Let's say natural language does kill off programming languages in the future. "Prompt engineers" will eventually find that natural language is a cumbersome and awkward way to communicate precisely with computers. Some smart ones will invent a more consise, efficient, and compact notation with which to talk to computers. They might end up calling this notation a "programming language". These smart "prompt engineers" will outcompete the ones who have to maintain billions of lines of walls of text. They will be able to communicate with computers faster, more efficiently, and be able to maintain and modify their applications easier with a professional notation.

The natural progression will be amusing to those who know what will happen.

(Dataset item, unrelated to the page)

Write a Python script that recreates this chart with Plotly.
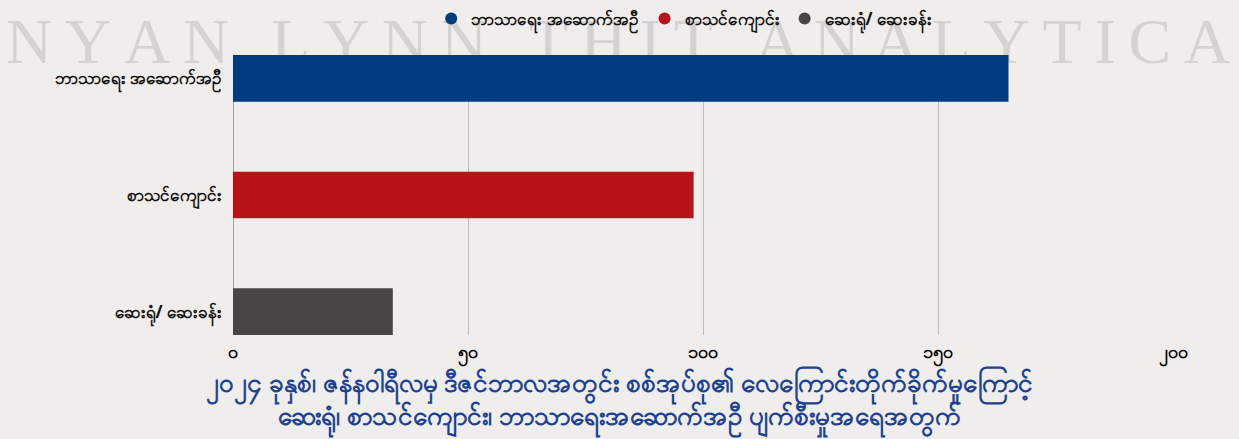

  1. The hype and fad of natural language programming "prompt engineering", will take off
  2. Copious amounts of code will be generated in existing languages, much of it too "clever" to be understood by humans, while at the same time many professional programmers will lose their jobs
  3. Codebases will bloat beyond imagining, and eventually start failing under their own weight. Who will have a 50 billion line context window to find and fix bugs in <APP>?
  4. Systems will have to be written again, from scratch, by people who know how to program

Of course, there's no way for me to know if this is exactly what will happen in the future, but I think some version of it is a likely scenario.